There are a number sequential elements here. First the party/movement retreats into the people. This means that the Right both cannot isolate and discredit the Left because it has in effect given up its power. The Left can say 'sorry mate it’s not us now – it the people who are deciding'. So the Right has to turn to the new enemy – but this is a problem because this new enemy is the people themselves. The Right thrives on the massive conceit and deception that it represents the people while really representing the interests of Capital/the rich. The people are then given real power to decide – real power because the government has given it to them. It is genuine. And also crucially it has the capacity and credibility of being properly organised and designed by state funds. This is where, in its rage and desperation, the Right always oversteps the mark. It attacks the people – it tries to undermine the process of the deliberation and/or the outcome of the people’s deliberation. Or less likely but equally disempowering for elite power, it chooses to watch impotently and pretend to support the “democratic process” while hating every minute of it. Either way it loses. As its strategic losses become more apparent, however, attack through lack of discipline becomes ever more inevitable. As history shows – elites have no commitment to due process when their core privileges are threatened. But the beauty is that they are up against the only political force that can defeat them – the people united in themselves. The rage of the Right provokes the rage, mobilisation, and conversion of the people to radical solidarity. It both radicalises and strengthens. The Right shows its true colour and this provokes democratic unity. Note that in all this the party/movement must resist the temptation to protect the people, to speak for the people, to take charge of the situation. To do so would be a disaster. Suddenly the Right can redirect its power and the people’s attention to “those nasty radicals who are destroying our way of life”. To get this thing to happen the role of the party/ movement has to maintain an iron discipline – to facilitate, train, organise, reflect, and describe, and to emote with not for the people. To focus on the process not the product.

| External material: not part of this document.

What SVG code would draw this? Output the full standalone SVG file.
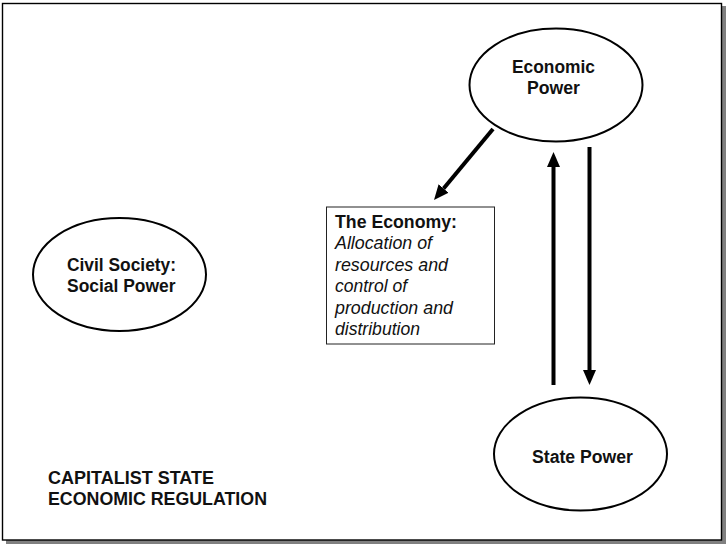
<svg xmlns="http://www.w3.org/2000/svg" width="726" height="544" viewBox="0 0 726 544">
  <defs>
    <style>
      .node { fill: #fff; stroke: #000; stroke-width: 2; }
      .lbl { font-family: "Liberation Sans", Arial, sans-serif; font-size: 17.5px; font-weight: bold; fill: #111; }
      .it { font-family: "Liberation Sans", Arial, sans-serif; font-size: 17.5px; font-style: italic; fill: #111; }
      .conn { stroke: #000; stroke-width: 4; fill: none; }
    </style>
    <marker id="ah" viewBox="0 0 15 13" refX="0" refY="6.5" markerWidth="15" markerHeight="13" markerUnits="userSpaceOnUse" orient="auto">
      <path d="M0,0 L15,6.5 L0,13 z" fill="#000"/>
    </marker>
  </defs>

  <g id="frame">
    <rect x="6" y="6" width="720" height="538" fill="#808080"/>
    <rect x="2.5" y="3.5" width="719" height="536.5" fill="#fff" stroke="#000" stroke-width="1.4"/>
  </g>

  <g id="economic-power">
    <ellipse class="node" cx="556" cy="85" rx="86.5" ry="56.5"/>
    <text class="lbl" x="512" y="73" textLength="83" lengthAdjust="spacingAndGlyphs">Economic</text>
    <text class="lbl" x="527" y="94" textLength="53" lengthAdjust="spacingAndGlyphs">Power</text>
  </g>

  <g id="civil-society">
    <ellipse class="node" cx="119.5" cy="274.5" rx="86.5" ry="56.5"/>
    <text class="lbl" x="67" y="271" textLength="109" lengthAdjust="spacingAndGlyphs">Civil Society:</text>
    <text class="lbl" x="67" y="292" textLength="108.5" lengthAdjust="spacingAndGlyphs">Social Power</text>
  </g>

  <g id="state-power">
    <ellipse class="node" cx="580.5" cy="454" rx="86.5" ry="56.5"/>
    <text class="lbl" x="532" y="463" textLength="101" lengthAdjust="spacingAndGlyphs">State Power</text>
  </g>

  <g id="the-economy">
    <rect x="326.5" y="207" width="168" height="137" fill="#fff" stroke="#222" stroke-width="1"/>
    <text class="lbl" x="335" y="228" textLength="122" lengthAdjust="spacingAndGlyphs">The Economy:</text>
    <text class="it" x="335" y="249" textLength="97" lengthAdjust="spacingAndGlyphs">Allocation of</text>
    <text class="it" x="335" y="270.5" textLength="113" lengthAdjust="spacingAndGlyphs">resources and</text>
    <text class="it" x="335" y="292" textLength="72" lengthAdjust="spacingAndGlyphs">control of</text>
    <text class="it" x="335" y="313.5" textLength="118" lengthAdjust="spacingAndGlyphs">production and</text>
    <text class="it" x="335" y="335" textLength="85" lengthAdjust="spacingAndGlyphs">distribution</text>
  </g>

  <g id="caption">
    <text class="lbl" x="48" y="484" textLength="166" lengthAdjust="spacingAndGlyphs">CAPITALIST STATE</text>
    <text class="lbl" x="48" y="505" textLength="219" lengthAdjust="spacingAndGlyphs">ECONOMIC REGULATION</text>
  </g>

  <g id="connectors">
    <line class="conn" x1="493" y1="129" x2="443.6" y2="188.5" marker-end="url(#ah)"/>
    <line class="conn" x1="553.5" y1="385" x2="553.5" y2="167" marker-end="url(#ah)"/>
    <line class="conn" x1="589.5" y1="147" x2="589.5" y2="370" marker-end="url(#ah)"/>
  </g>
</svg>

This leads to the core strategic point. In the modern state there is only one source of political power and legitimacy which can effectively win against the Right/Capital/the elite. That is the legitimacy that comes from the transparent will of the people themselves, nothing more and nothing less than the democratic principle itself. The central focus of the party/movement must be the perfect actualisation of this principle in the sphere of political power.

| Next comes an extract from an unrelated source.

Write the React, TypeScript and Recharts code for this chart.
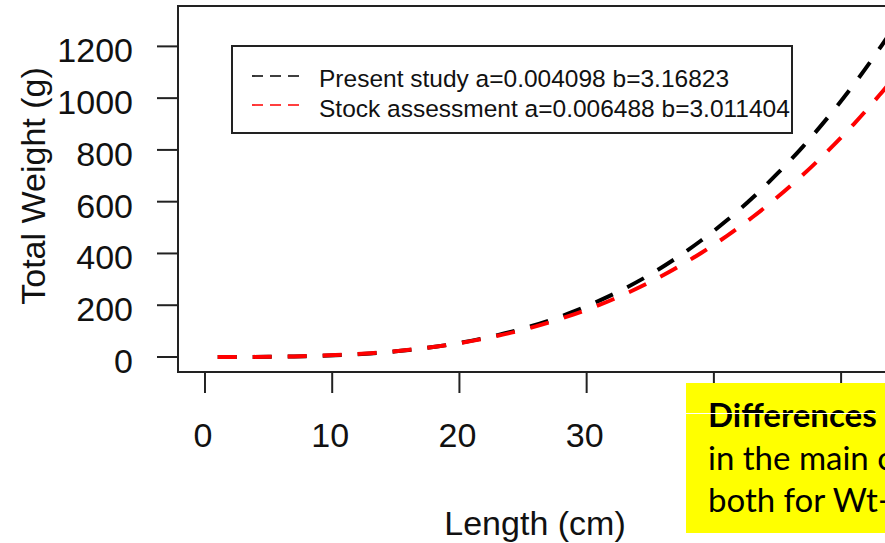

On the face of it this may seem clear enough but I would suggest that in practice it requires a deep and profound shift in the political consciousness of the activist or leadership core which drives any social movement or radical political party. History is littered with a double tragedy for the Left – the first, that of taking power using the violence of the state to impose its programme, and second, the refusal to take control of the state and so never getting to make real political change. The split goes back the raging debates about strategy between Marxist state socialists and the anarchists in the 1870s. The two dogmas have tortured and undermined the unity of the Left ever since: you have to take state power to make the change versus if you take state power you become the enemy. The paradigm shift formulation is this: sure you have to take state power to make change and then you have to give it away, otherwise you will become the enemy. Both sides were right and both are wrong. This new formulation overcomes this great historical split of the Left and provides a new vital energy that comes from unity of purpose. We can work like hell to take state power and then work like hell to get rid of it. Radical power is increased not by the exercise of power but by the dispersal of power. The beautiful realisation is that if you give it away you will get more back (sound familiar?). The new division is between those who fundamentally get this and those that fundamentally do not.

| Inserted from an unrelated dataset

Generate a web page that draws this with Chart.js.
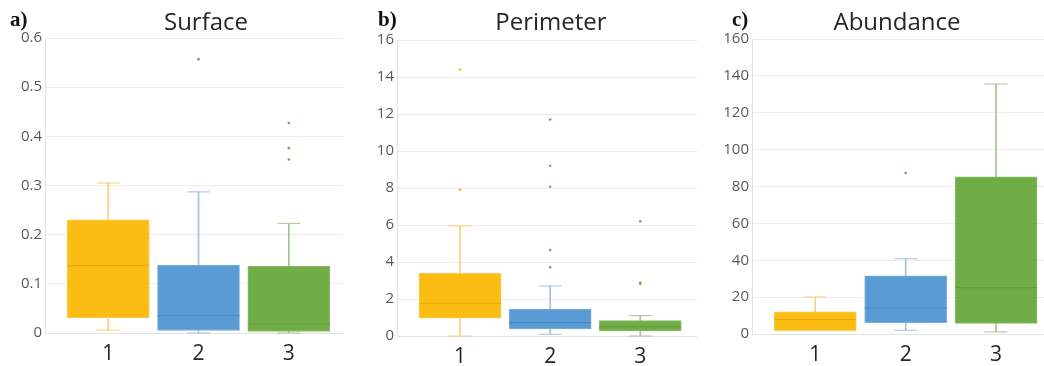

So let get back to the real world. Let’s look at the most recent thrilling example of this dynamic – the Scottish referendum. The SNP did not say “leave it to us guys, we will sort out this independence thing, the people can passively watch and wait”. No, at the key pivotal moment described above they chose the smart option, to put real power back into the people’s lap. The establishment was immediately thrown into a dilemma. Refuse the referendum and appear undemocratic or risk independence by letting the people decide. They made the classic establishment/elitist cognitive error of thinking the people too stupid and passive to take the radical option when they have a real choice. Surprise surprise, when people were indeed given real power to decide their future they rose to the challenge and engaged in an unprecedented surge of grassroots deliberative politics, enhanced and amplified by the new, ubiquitous social media. The result is a political explosion not seen in the UK for generations. As a consequence we are in the middle of a series of 'lose lose' dilemmas for the Establishment. They offered big concessions in a transparently obvious attempt to buy a No vote – but the game was already up. People have realised their own power and even though they narrowly lost the election no one is in any doubt which side won in political terms. The SNP made the right pivot – they gave the power back to the people and this smart move is propelling them back into greater power in the forthcoming UK elections with the added bonus of 100,000 members. You have to say wow! Also look at the demonstration effects. In Catalonia, in a more difficult political environment, the Scottish example inspired the recent “voluntary” referendum. Again the state was put into lose-lose bind. By going against the democratic will of the people they have made heroes of the previously unpopular moderate nationalists. Again they made the smart move to give power to the people and are being rewarded by now riding high in the polls. Different context, same dynamic.
A longer term example is the now famous participatory budgeting of Porto Alegre in Brazil. The key move here was when the Workers Party, having gained power in the city election, gave it back to the people. Neighbourhood assemblies were given the real power to propose project priorities and delegates from these assemblies decided on a city wide level the annual budget for the city. This exciting example of a complex integration of decentralised and centralised political mechanisms is increasing well known and being copied around the world. What is less well known is that the Workers Party won three elections in a row. They gave the power to the people and they were rewarded with being given that power back. This gave them a vital 15 year time span to embed into the city’s institutional and cultural system profoundly effective forms of participatory governance. For those who have no time for all this process stuff it is worth noting that the outcome has been a massive decline in poverty and corruption, and increased local tax receipts (people will pay taxes if they trust and own their political system).
So let’s finally put some specific grounding figures into this strategy. In broad terms we can say that in Western states the radical left’s natural constituency is around 30% of the vote. The collective action problem usually keeps it at the false low of 5-10% but, as we have seen recently in Scotland and Spain, if this constituency breaks through to its upper equilibrium then support as a general rule raises to 30% of the electorate. Unfortunately a lot on the Left has a problem is the basic maths here. So just to be clear 30% is not a majority and no amount of “false consciousness” analysis or other winging it makes 30 into over 50. So task two, after mobilising the 30%, is to give the power to the 100%, and through the mechanisms described above this support then rises to the magic 60-70%. We need to accept that a hard core of the right wing opinion, say 20% of the people, are never going to be happy with a progressive politics however much the Right/elite shows its true colours. This then is the Holy Grail – getting the radical left to a substantial majority. It really can be done but the method is counter intuitive.
We’re been waiting for a long time for the present historical moment. Let’s not mess it up again.